(Rows from a dataset of charts and code)
-*-*-

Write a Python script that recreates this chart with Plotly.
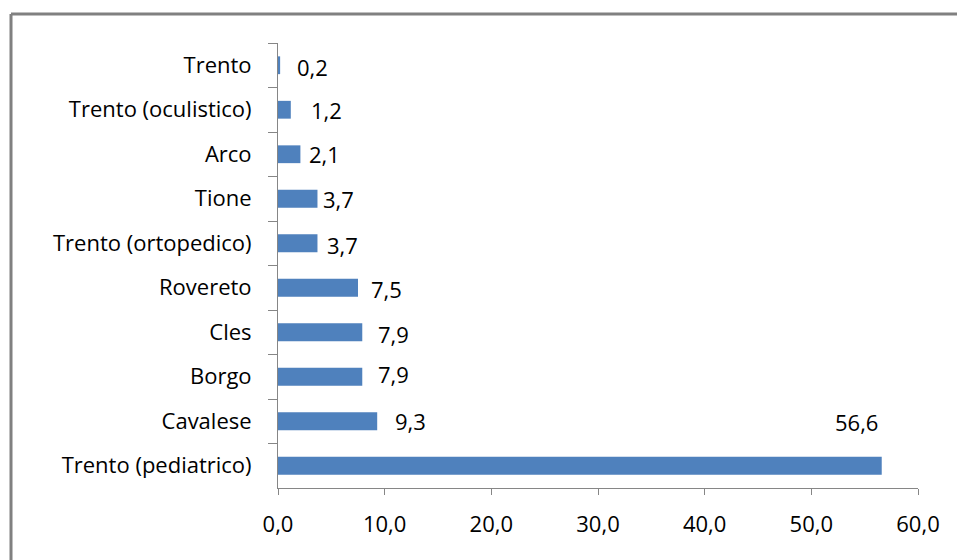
import plotly.graph_objects as go

# Data: percentage by site
categories = [
    "Trento",
    "Trento (oculistico)",
    "Arco",
    "Tione",
    "Trento (ortopedico)",
    "Rovereto",
    "Cles",
    "Borgo",
    "Cavalese",
    "Trento (pediatrico)",
]
values = [0.2, 1.2, 2.1, 3.7, 3.7, 7.5, 7.9, 7.9, 9.3, 56.6]
x_ticks = [0, 10, 20, 30, 40, 50, 60]

# Label placement tweaks (pixel offsets from bar end)
label_xshift = [15, 18, 7, 4, 8, 11, 14, 14, 16, -49]
label_yshift = [-2, 0, 0, 0, -2, -1, -2, 3, 0, 44]

BAR_COLOR = "#4F81BD"
AXIS_COLOR = "#868686"
FRAME_COLOR = "#808080"
FONT = "Open Sans"
FS = 22

W, H = 957, 560
ML, MR, MT, MB = 278, 39, 43, 72


def fmt(v):
    return f"{v:.1f}".replace(".", ",")


fig = go.Figure(
    go.Bar(
        x=values,
        y=categories,
        orientation="h",
        marker=dict(color=BAR_COLOR, line=dict(width=0)),
        width=0.4,
        hoverinfo="skip",
    )
)

for cat, v, dx, dy in zip(categories, values, label_xshift, label_yshift):
    fig.add_annotation(
        x=v, y=cat, text=fmt(v), showarrow=False,
        xanchor="left", yanchor="middle",
        xshift=dx, yshift=dy,
        font=dict(family=FONT, size=FS, color="black"),
    )

# Outer chart frame: top and left edges (the rest lies past the canvas)
pw = W - ML - MR
ph = H - MT - MB
fx0 = (11 - ML) / pw
fx1 = (W + 10 - ML) / pw
fy_top = (H - MB - 14) / ph
fy_bot = -(MB + 10) / ph
fig.add_shape(type="line", xref="paper", yref="paper",
              x0=fx0, x1=fx1, y0=fy_top, y1=fy_top,
              line=dict(color=FRAME_COLOR, width=3))
fig.add_shape(type="line", xref="paper", yref="paper",
              x0=fx0, x1=fx0, y0=fy_bot, y1=fy_top,
              line=dict(color=FRAME_COLOR, width=3))

fig.update_layout(
    width=W, height=H,
    margin=dict(l=ML, r=MR, t=MT, b=MB),
    paper_bgcolor="white", plot_bgcolor="white",
    showlegend=False,
    font=dict(family=FONT, size=FS, color="black"),
    xaxis=dict(
        range=[0, 60],
        tickvals=x_ticks,
        ticktext=[fmt(t) for t in x_ticks],
        showgrid=False, zeroline=False,
        showline=True, linecolor=AXIS_COLOR, linewidth=1,
        ticks="outside", ticklen=6, tickcolor=AXIS_COLOR, tickwidth=1,
        ticklabelstandoff=11,
        fixedrange=True,
    ),
    yaxis=dict(
        type="category",
        categoryorder="array", categoryarray=categories,
        range=[len(categories) - 0.5, -0.5],
        showgrid=False, zeroline=False,
        showline=True, linecolor=AXIS_COLOR, linewidth=1,
        ticks="outside", ticklen=9, tickcolor=AXIS_COLOR, tickwidth=1,
        tickson="boundaries",
        ticklabelstandoff=21,
        fixedrange=True,
    ),
)

fig.write_html("out.html", config={"displayModeBar": False})
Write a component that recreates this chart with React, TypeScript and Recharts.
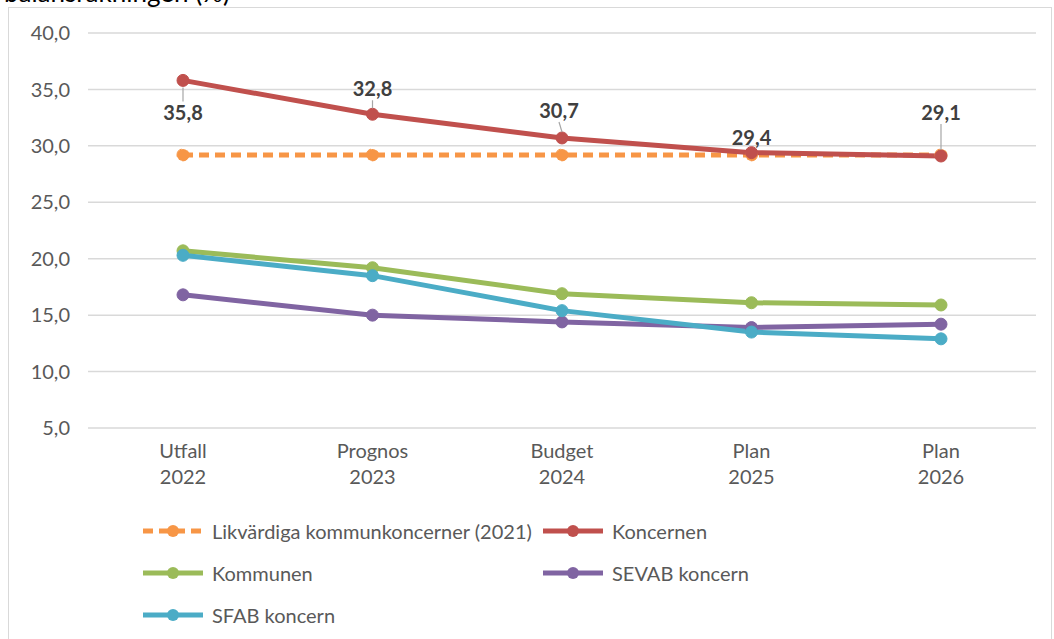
import React from 'react';
import { LineChart, Line, XAxis, YAxis, CartesianGrid, Legend, LabelList } from 'recharts';

const categories = ['Utfall 2022', 'Prognos 2023', 'Budget 2024', 'Plan 2025', 'Plan 2026'];
const likvardiga = [29.2, 29.2, 29.2, 29.2, 29.2];
const koncernen = [35.8, 32.8, 30.7, 29.4, 29.1];
const kommunen = [20.7, 19.2, 16.9, 16.1, 15.9];
const sevab = [16.8, 15.0, 14.4, 13.9, 14.2];
const sfab = [20.3, 18.5, 15.4, 13.5, 12.9];
const yTicks = [5, 10, 15, 20, 25, 30, 35, 40];

const seriesNames = ['Likvärdiga kommunkoncerner (2021)', 'Koncernen', 'Kommunen', 'SEVAB koncern', 'SFAB koncern'];
const seriesKeys = ['likvardiga', 'koncernen', 'kommunen', 'sevab', 'sfab'];
const seriesColors = ['#F79646', '#C0504D', '#9BBB59', '#8064A2', '#4BACC6'];

// label placement relative to the data point (style, not data)
const labelOffsets: [number, number][] = [[0, 33], [0, -25], [-3, -27], [0, -15], [0, -43]];

const data = categories.map((c, i) => ({
  cat: c,
  likvardiga: likvardiga[i],
  koncernen: koncernen[i],
  kommunen: kommunen[i],
  sevab: sevab[i],
  sfab: sfab[i],
}));

const FONT = "Lato, 'Open Sans', sans-serif";
const fmt = (v: number) => v.toFixed(1).replace('.', ',');

const XTick = (props: any) => {
  const { x, y, payload } = props;
  const s = String(payload.value);
  const idx = s.lastIndexOf(' ');
  const l1 = s.slice(0, idx);
  const l2 = s.slice(idx + 1);
  return (
    <g>
      <text x={x} y={y + 22} textAnchor="middle" fill="#595959" fontSize={20} fontFamily={FONT}>{l1}</text>
      <text x={x} y={y + 48} textAnchor="middle" fill="#595959" fontSize={20} fontFamily={FONT}>{l2}</text>
    </g>
  );
};

const DataLabel = (props: any) => {
  const { x, y, value, index } = props;
  const [dx, dy] = labelOffsets[index] || [0, -20];
  const lx = x + dx;
  const ly = y + dy;
  let line = null;
  if (dy > 0) {
    line = <line x1={x} y1={y + 7} x2={lx} y2={ly - 12} stroke="#A6A6A6" strokeWidth={1.2} />;
  } else if (dy < -20) {
    line = <line x1={lx} y1={ly + 11} x2={x} y2={y - 6} stroke="#A6A6A6" strokeWidth={1.2} />;
  }
  return (
    <g>
      {line}
      <text x={lx} y={ly} dy="0.35em" textAnchor="middle" fill="#404040" fontSize={20} fontWeight="bold" fontFamily={FONT}>
        {fmt(Number(value))}
      </text>
    </g>
  );
};

const LegendContent = () => (
  <div style={{ display: 'grid', gridTemplateColumns: '400px 400px', fontFamily: FONT }}>
    {seriesNames.map((n, i) => (
      <div key={n} style={{ display: 'flex', alignItems: 'center', height: 42 }}>
        <svg width={60} height={20} style={{ flex: 'none' }}>
          <line x1={0} y1={10} x2={60} y2={10} stroke={seriesColors[i]} strokeWidth={5}
            strokeDasharray={i === 0 ? '10 6' : undefined} />
          <circle cx={30} cy={10} r={6} fill={seriesColors[i]} />
        </svg>
        <span style={{ marginLeft: 9, fontSize: 20, color: '#595959', whiteSpace: 'nowrap' }}>{n}</span>
      </div>
    ))}
  </div>
);

export default function App() {
  return (
    <div style={{ position: 'absolute', left: 0, top: 0, width: 1054, height: 639, overflow: 'hidden', background: '#fff' }}>
      <svg width={400} height={20} style={{ position: 'absolute', left: 0, top: 0 }}>
        <text x={4} y={2} fontSize={26} fontFamily={FONT} fill="#000">balansräkningen (%)</text>
      </svg>
      <div style={{ position: 'absolute', left: 8, top: 7, width: 1044, height: 700, border: '1px solid #D9D9D9', boxSizing: 'border-box' }} />
      <div style={{ position: 'absolute', left: 9, top: 8 }}>
        <LineChart width={1042} height={640} data={data} margin={{ top: 25, right: 15, left: 0, bottom: 140 }}>
          <CartesianGrid vertical={false} stroke="#D9D9D9" strokeWidth={1.5} />
          <XAxis dataKey="cat" axisLine={false} tickLine={false} tick={<XTick />} height={80}
            padding={{ left: 95, right: 95 }} interval={0} />
          <YAxis domain={[5, 40]} ticks={yTicks} width={79} axisLine={false} tickLine={false} tickMargin={12}
            tickFormatter={fmt} tick={{ fill: '#595959', fontSize: 20, fontFamily: FONT }} />
          <Legend layout="horizontal" verticalAlign="middle" align="center"
            wrapperStyle={{ top: 502, left: 134, width: 820, height: 130 }} content={<LegendContent />} />
          {seriesKeys.map((k, i) => (
            <Line key={k} type="linear" dataKey={k} name={seriesNames[i]} stroke={seriesColors[i]} strokeWidth={5}
              strokeDasharray={i === 0 ? '10 6' : undefined}
              dot={{ r: 6, fill: seriesColors[i], stroke: seriesColors[i], strokeWidth: 1 }}
              activeDot={false} isAnimationActive={false}>
              {k === 'koncernen' ? <LabelList dataKey={k} content={<DataLabel />} /> : null}
            </Line>
          ))}
        </LineChart>
      </div>
    </div>
  );
}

-*-*-

- _EXERCISE REQUIREMENTS_: Repeat, exactly and in full, each line from the start of the data to the line that contains "import plotly.graph_objects as go". Pictures do not go in.

- _RESPONSE BELOW_:
Write a Python script that recreates this chart with Plotly.
import plotly.graph_objects as go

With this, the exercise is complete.